Mientras las oficinas del microcentro porteño comenzaban a despertar entre cafés apurados y un murmullo constante de teclados, un nuevo tipo de comercio daba sus primeros pasos: la Bolsa de Carbono de Buenos Aires. Un mercado que, a simple vista, parecería tratar de bienes intangibles , toneladas de CO2, pero que, en realidad, parece ser el nuevo punto de encuentro para una fauna diversa de ambientalistas, empresarios, y algún que otro oportunista de guante verde.
Los fundadores de este mercado explican que la Bolsa de Carbono de Buenos Aires es una plataforma o mercado que facilita la compra y venta de créditos de carbono. Estos créditos representan reducciones de emisiones de gases de efecto invernadero, como el dióxido de carbono (CO2), y están diseñados para ayudar a combatir el cambio climático. Empresas que emiten más gases contaminantes de los permitidos pueden comprar estos créditos a otras que hayan reducido o compensado sus emisiones. Por ejemplo, mediante la plantación de árboles o el desarrollo de energías limpias).
En resumen, la Bolsa de Carbono permite a las compañías cumplir con sus objetivos de reducción de emisiones de carbono de una manera más flexible, mientras promueve proyectos ambientalmente sostenibles. Buenos Aires, al igual que otras ciudades en el mundo, busca con este tipo de iniciativas alinear el desarrollo económico con la responsabilidad ambiental.
En el lobby de este mercado eco, entre el ir y venir de trajes de lino y zapatillas recicladas, se escuchan frases que no desentonarían en Wall Street, pero con un toque local. “¿Cuánto está el carbono hoy? Lo quiero a precio de soja”, dice un broker con la confianza de quien alguna vez supo especular con dólares blue. Porque, al fin y al cabo, en Buenos Aires todo se negocia, hasta el aire.

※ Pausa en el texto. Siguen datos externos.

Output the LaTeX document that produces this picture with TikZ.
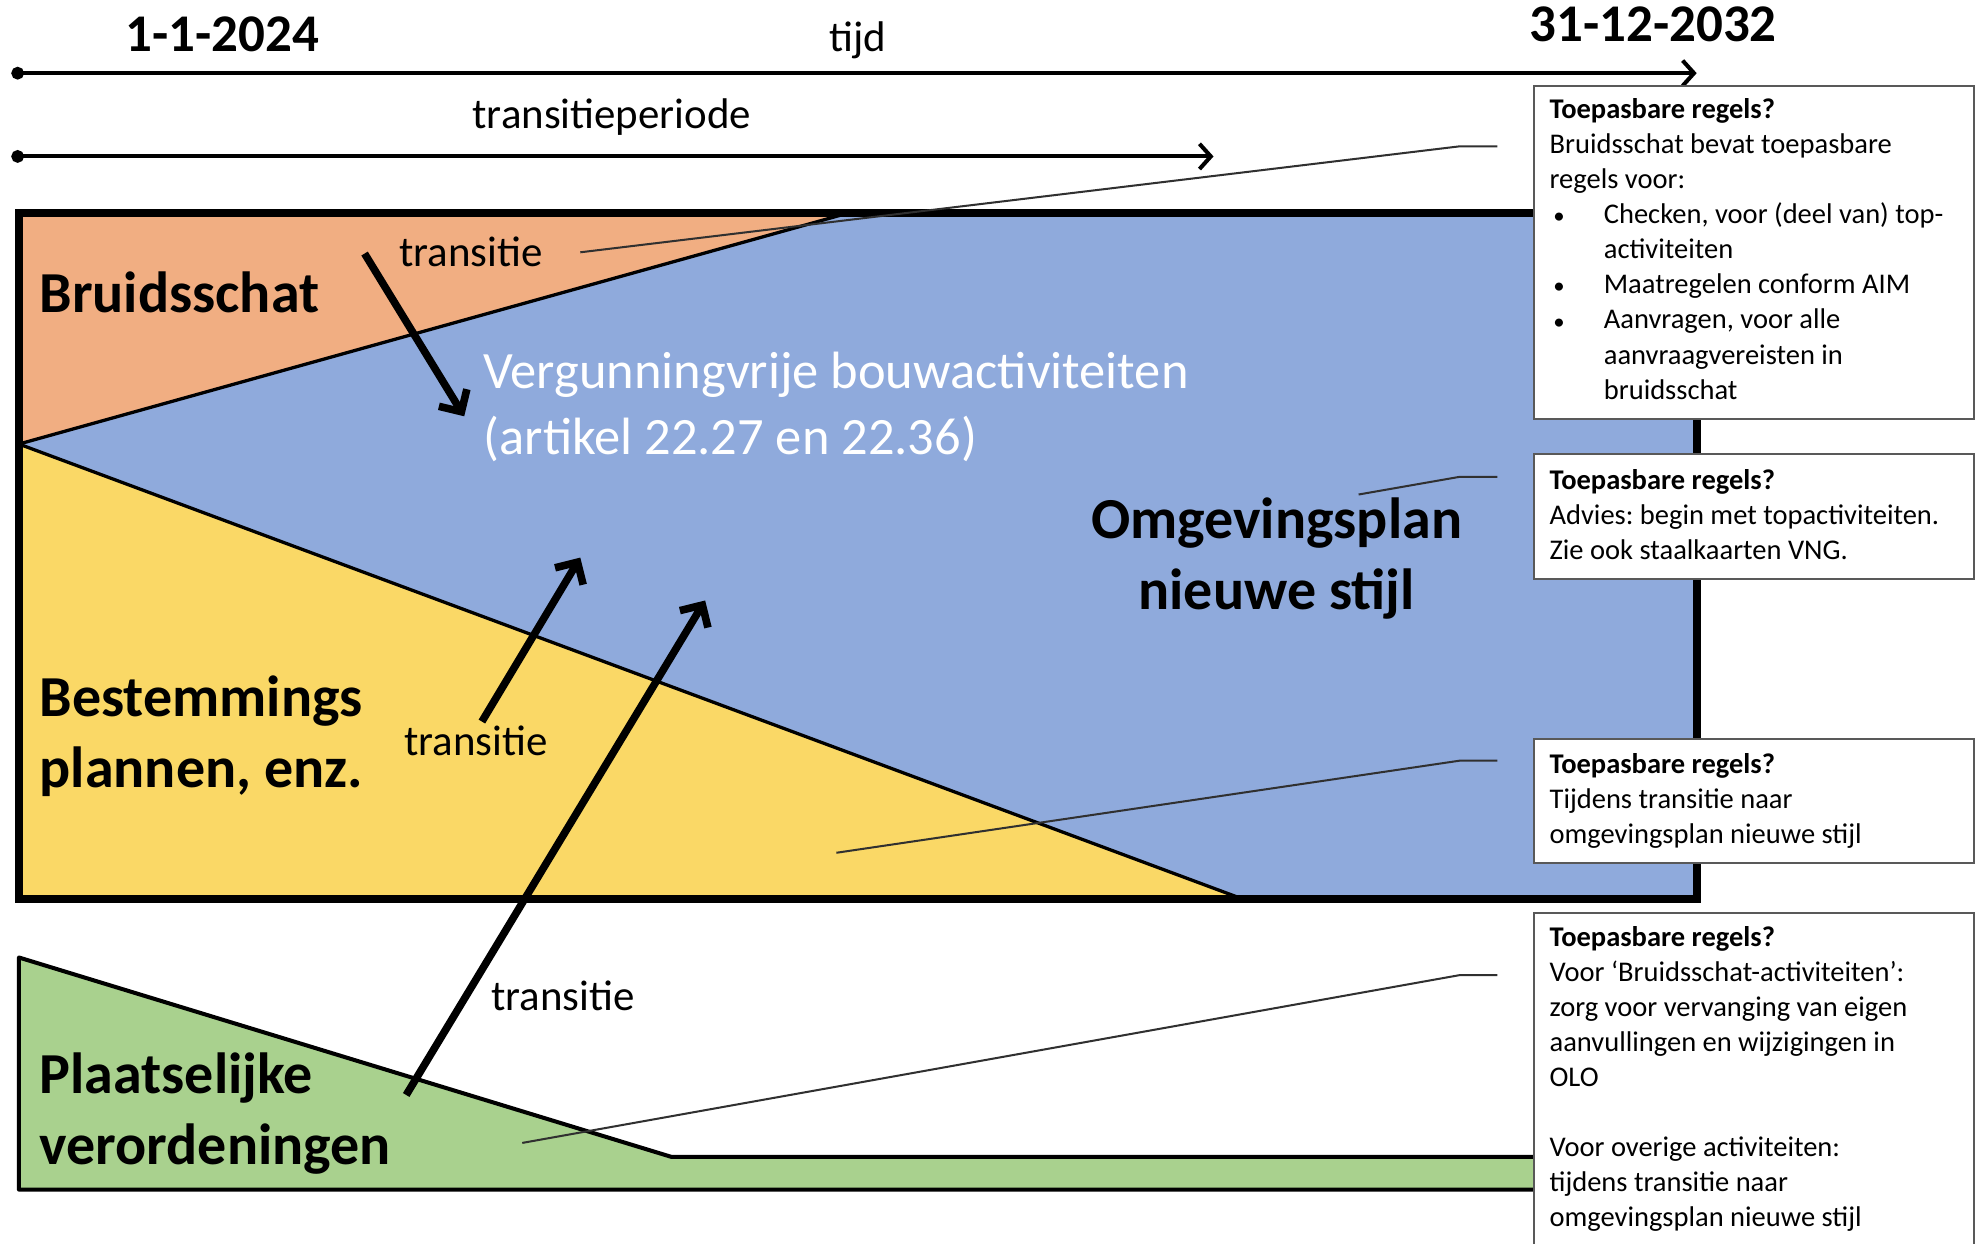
\documentclass[tikz,border=0pt]{standalone}
\usepackage{fontspec}
\setmainfont{Carlito}
\usetikzlibrary{arrows.meta}
\definecolor{cOrange}{HTML}{F1AE82}
\definecolor{cBlue}{HTML}{8FAADC}
\definecolor{cYellow}{HTML}{FAD866}
\definecolor{cGreen}{HTML}{A9D18E}
\definecolor{cLead}{HTML}{303030}
\newcommand{\bigfont}{\fontsize{23}{28}\selectfont\bfseries}
\newcommand{\midfont}{\fontsize{17}{20}\selectfont}
\newcommand{\datefont}{\fontsize{21}{25}\selectfont\bfseries}
\newcommand{\boxfont}{\fontsize{11.3}{13.9}\selectfont}
\newcommand{\vergfont}{\fontsize{20.8}{26}\selectfont}
\newcommand{\itm}{\makebox[21.5pt][l]{\hspace{1.5pt}\scalebox{0.8}{•}}}
\newcommand{\ind}{\hspace*{21.5pt}}
\frenchspacing
\begin{document}
\begin{tikzpicture}[x=0.5pt,y=-0.5pt,
  lbl/.style={inner sep=0pt, anchor=base west},
  infobox/.style={draw=black!65, line width=0.8pt, fill=white, rectangle, inner sep=0pt, anchor=north west},
  leader/.style={draw=cLead, line width=0.8pt, line join=round},
  bigarrow/.style={line width=3pt, -{Straight Barb[length=6.5pt,width=13pt]}},
  timeline/.style={line width=1.6pt, {Circle[length=5pt]}-{Straight Barb[length=4.5pt,width=10pt]}},
  bound/.style={line width=1.3pt, line join=round}]

\useasboundingbox (0,0) rectangle (1568,986);

% main area
\coordinate (TL) at (15,169);
\coordinate (TR) at (1345,169);
\coordinate (BR) at (1345,713);
\coordinate (BL) at (15,713);
\coordinate (M) at (15,352);
\coordinate (OT) at (672,169);
\coordinate (YB) at (986,713);

\fill[cBlue] (TL) rectangle (BR);
\fill[cOrange] (TL) -- (OT) -- (M) -- cycle;
\fill[cYellow] (M) -- (YB) -- (BL) -- cycle;
\draw[bound] (M) -- (OT);
\draw[bound] (M) -- (YB);
\draw[line width=3.2pt] (TL) rectangle (BR);

% green area
\coordinate (G1) at (15,759);
\coordinate (G2) at (532,917);
\coordinate (G3) at (1345,917);
\coordinate (G4) at (1345,943);
\coordinate (G5) at (15,943);
\fill[cGreen] (G1) -- (G2) -- (G3) -- (G4) -- (G5) -- cycle;
\draw[line width=1.6pt, line join=round] (G3) -- (G2) -- (G1) -- (G5) -- (G4);

% timelines
\coordinate (T0) at (9,58);
\coordinate (T1) at (1345,58);
\coordinate (P0) at (9,124);
\coordinate (P1) at (962,124);
\draw[timeline] (T0) -- (T1);
\draw[timeline] (P0) -- (P1);

\node[lbl, font=\datefont] (d1) at (99,41) {1-1-2024};
\node[lbl, font=\datefont] (d2) at (1212,33) {31-12-2032};
\node[inner sep=0pt, anchor=base, font=\midfont] (tijd) at (680,41) {tijd};
\node[inner sep=0pt, anchor=base, font=\midfont] (tp) at (485,102) {transitieperiode};

% leader lines
\coordinate (L1a) at (460,200); \coordinate (L1b) at (1157,116); \coordinate (L1c) at (1187,116);
\coordinate (L2a) at (1077,392); \coordinate (L2b) at (1157,378); \coordinate (L2c) at (1187,378);
\coordinate (L3a) at (663,676); \coordinate (L3b) at (1157,603); \coordinate (L3c) at (1187,603);
\coordinate (L4a) at (414,906); \coordinate (L4b) at (1157,773); \coordinate (L4c) at (1187,773);
\draw[leader] (L1a) -- (L1b) -- (L1c);
\draw[leader] (L2a) -- (L2b) -- (L2c);
\draw[leader] (L3a) -- (L3b) -- (L3c);
\draw[leader] (L4a) -- (L4b) -- (L4c);

% transition arrows
\coordinate (A1s) at (289,201); \coordinate (A1e) at (368,330);
\coordinate (A2s) at (382,572); \coordinate (A2e) at (460,442);
\coordinate (A3s) at (322,868); \coordinate (A3e) at (559,476);
\draw[bigarrow] (A1s) -- (A1e);
\draw[bigarrow] (A2s) -- (A2e);
\draw[bigarrow] (A3s) -- (A3e);

\node[lbl, font=\midfont] (tr1) at (316,211) {transitie};
\node[lbl, font=\midfont] (tr2) at (320,599) {transitie};
\node[lbl, font=\midfont] (tr3) at (389,801) {transitie};

% big labels
\node[lbl, font=\bigfont] (bruid) at (31,248) {Bruidsschat};
\node[lbl, font=\bigfont] (best) at (31,568) {\begin{tabular}[t]{@{}l@{}}Bestemmings\\plannen, enz.\end{tabular}};
\node[lbl, font=\bigfont] (plaat) at (31,867) {\begin{tabular}[t]{@{}l@{}}Plaatselijke\\verordeningen\end{tabular}};
\node[inner sep=0pt, anchor=base, font=\bigfont] (omg) at (1012,427) {\begin{tabular}[t]{@{}c@{}}Omgevingsplan\\nieuwe stijl\end{tabular}};
\node[lbl, font=\vergfont, text=white] (verg) at (383,308) {\begin{tabular}[t]{@{}l@{}}Vergunningvrije bouwactiviteiten\\(artikel 22.27 en 22.36)\end{tabular}};

% info boxes
\node[infobox, minimum width=174.5pt, minimum height=132pt] (b1) at (1215,67) {};
\node[infobox, minimum width=174.5pt, minimum height=49.5pt] (b2) at (1215,359) {};
\node[infobox, minimum width=174.5pt, minimum height=49pt] (b3) at (1215,585) {};
\node[infobox, minimum width=174.5pt, minimum height=150pt] (b4) at (1215,723) {};

\node[lbl, font=\boxfont] (b1t) at (1228,94) {\begin{tabular}[t]{@{}l@{}}\textbf{Toepasbare regels?}\\
Bruidsschat bevat toepasbare\\
regels voor:\\
\itm Checken, voor (deel van) top-\\
\ind activiteiten\\
\itm Maatregelen conform AIM\\
\itm Aanvragen, voor alle\\
\ind aanvraagvereisten in\\
\ind bruidsschat\end{tabular}};
\node[lbl, font=\boxfont] (b2t) at (1228,388) {\begin{tabular}[t]{@{}l@{}}\textbf{Toepasbare regels?}\\
Advies: begin met topactiviteiten.\\
Zie ook staalkaarten VNG.\end{tabular}};
\node[lbl, font=\boxfont] (b3t) at (1228,613) {\begin{tabular}[t]{@{}l@{}}\textbf{Toepasbare regels?}\\
Tijdens transitie naar\\
omgevingsplan nieuwe stijl\end{tabular}};
\node[lbl, font=\boxfont] (b4t) at (1228,750) {\begin{tabular}[t]{@{}l@{}}\textbf{Toepasbare regels?}\\
Voor ‘Bruidsschat-activiteiten’:\\
zorg voor vervanging van eigen\\
aanvullingen en wijzigingen in\\
OLO\\
\\
Voor overige activiteiten:\\
tijdens transitie naar\\
omgevingsplan nieuwe stijl\end{tabular}};
\end{tikzpicture}
\end{document}
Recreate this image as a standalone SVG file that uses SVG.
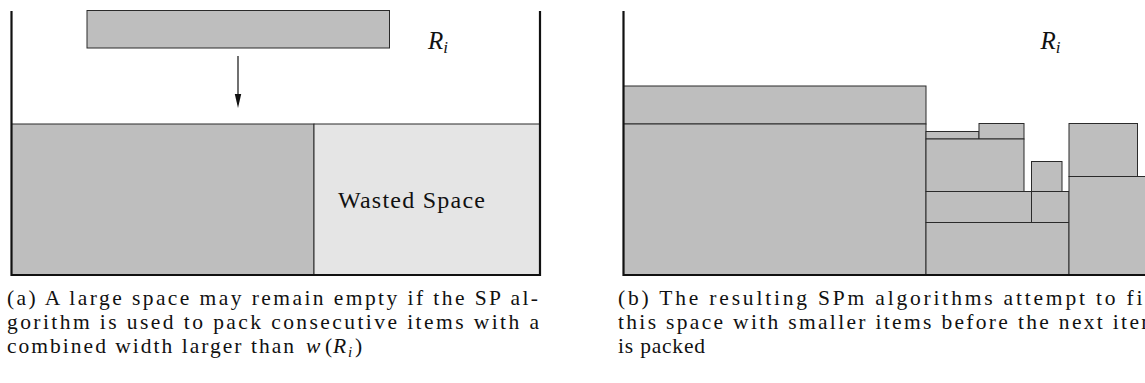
<svg xmlns="http://www.w3.org/2000/svg" width="1145" height="383" viewBox="0 0 1145 383">
<style>
.item{fill:#bebebe;stroke:#2a2a2a;stroke-width:1}
.waste{fill:#e5e5e5;stroke:#2a2a2a;stroke-width:1}
.wall{fill:none;stroke:#111;stroke-width:2.2}
.serif{font-family:'Liberation Serif','Times New Roman',serif;fill:#111}
.cap{font-size:21.5px}
.math{font-style:italic}
</style>

<!-- Panel (a) -->
<g id="a-bottom-item"><rect class="item" x="11.5" y="124" width="302.5" height="151"/></g>
<g id="a-wasted"><rect class="waste" x="314" y="124" width="226" height="151"/>
<text class="serif" x="338" y="207.5" font-size="24" textLength="147" lengthAdjust="spacing">Wasted Space</text></g>
<g id="a-falling-item"><rect class="item" x="87" y="10.5" width="302.5" height="37.5"/></g>
<g id="a-bin"><path class="wall" d="M11.5,11 V275 H540 V11"/></g>
<g id="a-label"><text class="serif math" x="428" y="49" font-size="25">R<tspan font-size="17" dy="4">i</tspan></text></g>
<g id="connectors">
<line x1="238" y1="56" x2="238" y2="96" stroke="#111" stroke-width="1.2"/>
<path d="M234.8,94 L241.2,94 L238,108 Z" fill="#111"/>
</g>

<!-- Panel (b) -->
<g id="b-big-top"><rect class="item" x="623.5" y="86" width="302.5" height="38"/></g>
<g id="b-big-bottom"><rect class="item" x="623.5" y="124" width="302.5" height="151"/></g>
<g id="b-thin"><rect class="item" x="926" y="131.5" width="53" height="7.5"/></g>
<g id="b-small"><rect class="item" x="979" y="123.5" width="45" height="15.5"/></g>
<g id="b-middle"><rect class="item" x="926" y="139" width="98" height="52.5"/></g>
<g id="b-square"><rect class="item" x="1031.5" y="161.5" width="30.5" height="30"/></g>
<g id="b-row-left"><rect class="item" x="926" y="191.5" width="105.5" height="31"/></g>
<g id="b-row-right"><rect class="item" x="1031.5" y="191.5" width="37.5" height="31"/></g>
<g id="b-bottom"><rect class="item" x="926" y="222.5" width="143" height="52.5"/></g>
<g id="b-upper-right"><rect class="item" x="1069" y="123.5" width="68.5" height="53"/></g>
<g id="b-right-tall"><rect class="item" x="1069" y="176.5" width="90" height="98.5"/></g>
<g id="b-bin"><path class="wall" d="M623.5,11 V275 H1150"/></g>
<g id="b-label"><text class="serif math" x="1040.5" y="49" font-size="25">R<tspan font-size="17" dy="4">i</tspan></text></g>

<!-- Captions -->
<g id="caption-a">
<text class="serif cap" x="7" y="305" textLength="531" lengthAdjust="spacing">(a) A large space may remain empty if the SP al-</text>
<text class="serif cap" x="7" y="329" textLength="532" lengthAdjust="spacing">gorithm is used to pack consecutive items with a</text>
<text class="serif cap" x="7" y="353" textLength="287" lengthAdjust="spacing">combined width larger than</text>
<text class="serif cap" x="306" y="353"><tspan class="math">w</tspan><tspan x="325">(</tspan><tspan class="math" x="333">R</tspan><tspan class="math" font-size="15" x="348" dy="4">i</tspan><tspan x="355" dy="-4">)</tspan></text>
</g>
<g id="caption-b">
<text class="serif cap" x="618" y="305" textLength="542" lengthAdjust="spacing">(b) The resulting SPm algorithms attempt to fill</text>
<text class="serif cap" x="618" y="329" textLength="540" lengthAdjust="spacing">this space with smaller items before the next item</text>
<text class="serif cap" x="618" y="353" textLength="87" lengthAdjust="spacing">is packed</text>
</g>
</svg>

La Bolsa de Carbono funciona como un espacio donde empresas pueden comprar y vender créditos de carbono, esas pequeñas fichas de “culpa ambiental” que prometen reducir el impacto del cambio climático. Unas empresas contaminan de más; otras, plantan árboles. Y en el medio, un mercado que huele más a mate que a bosque amazónico.
“Es como la bolsa tradicional, pero con la conciencia tranquila”, explica una joven entusiasta con un pin de Greta Thunberg en su solapa. “Acá estamos ayudando a salvar el planeta, aunque con un poco de especulación”, agrega, como si los dos conceptos fueran perfectamente compatibles. Entre los pasillos, el optimismo es palpable, como si el aire fuera un poco más limpio en estas oficinas.
Sin embargo, no todos parecen convencidos. Entre los papeles y gráficos, un empresario curtido por décadas de crisis económicas confiesa “Mirá, yo vine porque me dijeron que podía hacer plata. ¿Salvar el planeta? ¡Primero salvemos las cuentas!”. En su mundo, la ética es flexible, siempre que las ganancias estén en verde.
Mientras las pantallas actualizan el precio del carbono, un poco más caro que una lata de cerveza, algunos ya especulan con un futuro en el que los porteños cambien los tradicionales asados por créditos de carbono. “Al paso que vamos, capaz terminamos haciendo parrilladas veganas para compensar”, bromea un inversor mientras ajusta su corbata.
Así, entre la pasión por el comercio y la preocupación genuina por el medio ambiente, la Bolsa de Carbono de Buenos Aires avanza. ¿Es este el futuro de la economía o simplemente otra forma de sacarle jugo a una crisis global? Lo cierto es que, en Buenos Aires, siempre hay una forma de hacer negocio, incluso cuando se trata de algo tan invisible como el aire.